The answer isn't to reject everything. That's just contrarianism — another script wearing a leather jacket. The answer is what I call script literacy: the ability to recognize when a script is operating, evaluate whether it fits, and choose consciously.

It starts with noticing the feeling. Anxiety, shame, the pressure of "should" — these are usually signals that you've hit a script-reality mismatch. Something you're told you should want is colliding with something you actually want. The feeling is data.

From there, it's a few honest questions. Does following this script move me toward what I actually value? What am I giving up by following it? Am I choosing this because I want to, or because I'm afraid of what happens if I don't? Is there evidence that this script produces the results it promises — for someone in my specific situation?

Some scripts will pass. Embrace them. Others will fail completely. Drop them. Most will need modification — taking the wisdom embedded in the pattern while customizing it for your actual life. A proven sales methodology is a great foundation, but you still adapt it for every client. A career path might offer stability, but you can still infuse it with your own approach. The script provides structure. Your judgment provides direction.

The Cost of Choosing

I won't pretend this is free. Breaking scripts provokes reactions. When you choose differently, it forces the people around you to examine their own choices — and most people don't want to do that. The parent who worked constantly might feel threatened by your boundaries. The friend who married at 24 might judge your decision to wait.

This usually shows up as concern trolling. "Are you sure that's wise?" Or social pressure: "Everyone's doing it." Or outright criticism disguised as care: "I'm just worried about you." Understanding the psychology behind these reactions helps. Their discomfort reveals their relationship to their own scripts, not the validity of yours. Finding people who respect conscious choice-making — online, offline, wherever — matters more than convincing skeptics.

And here's the thing the research consistently shows: people who make values-aligned choices report higher life satisfaction, even when facing social disapproval. The short-term cost of breaking a script is almost always lower than the long-term cost of following one that doesn't fit.

The Pattern

External scripts are everywhere. Some are useful — they give structure, reduce friction, create shared understanding. Others are tyrannical — they demand compliance without asking whether they serve you. The most dangerous ones don't even announce themselves. They move inside, put on your voice, and pretend to be your own thoughts.

The algorithm made all of this faster and more personal. Your late twenties made it more urgent.
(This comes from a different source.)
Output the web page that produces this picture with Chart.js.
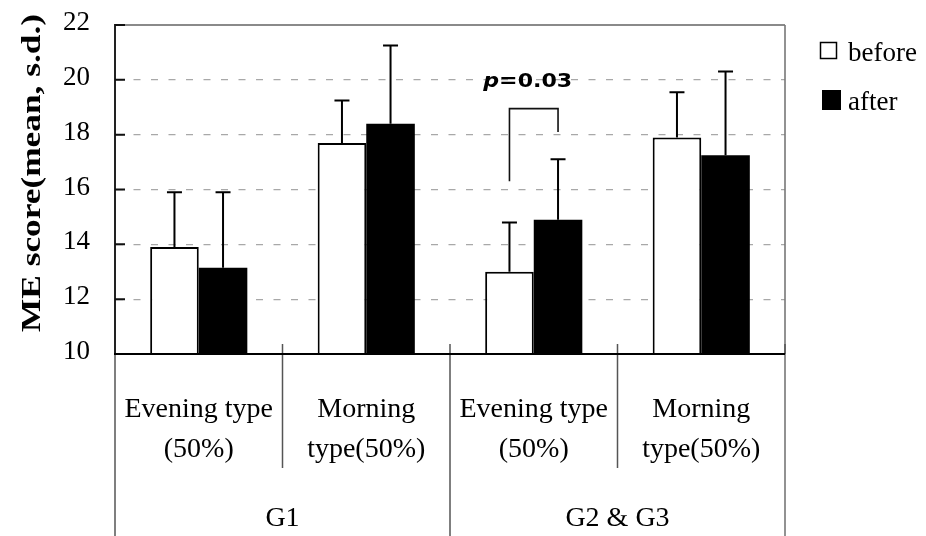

But the mechanism is the same one it's always been: invisible pressure to conform, dressed up as common sense.

The goal isn't to reject every script or to follow them all. It's to choose consciously. To know the difference between a rule that helps you navigate the world and a rule that's navigating you.

Your nervous system is going to keep reacting to social pressure — that's biology. But your prefrontal cortex is finally online. Use it. Notice when "should" is doing the talking. Ask whether the script fits your actual life. And if it doesn't, have the nerve to write your own.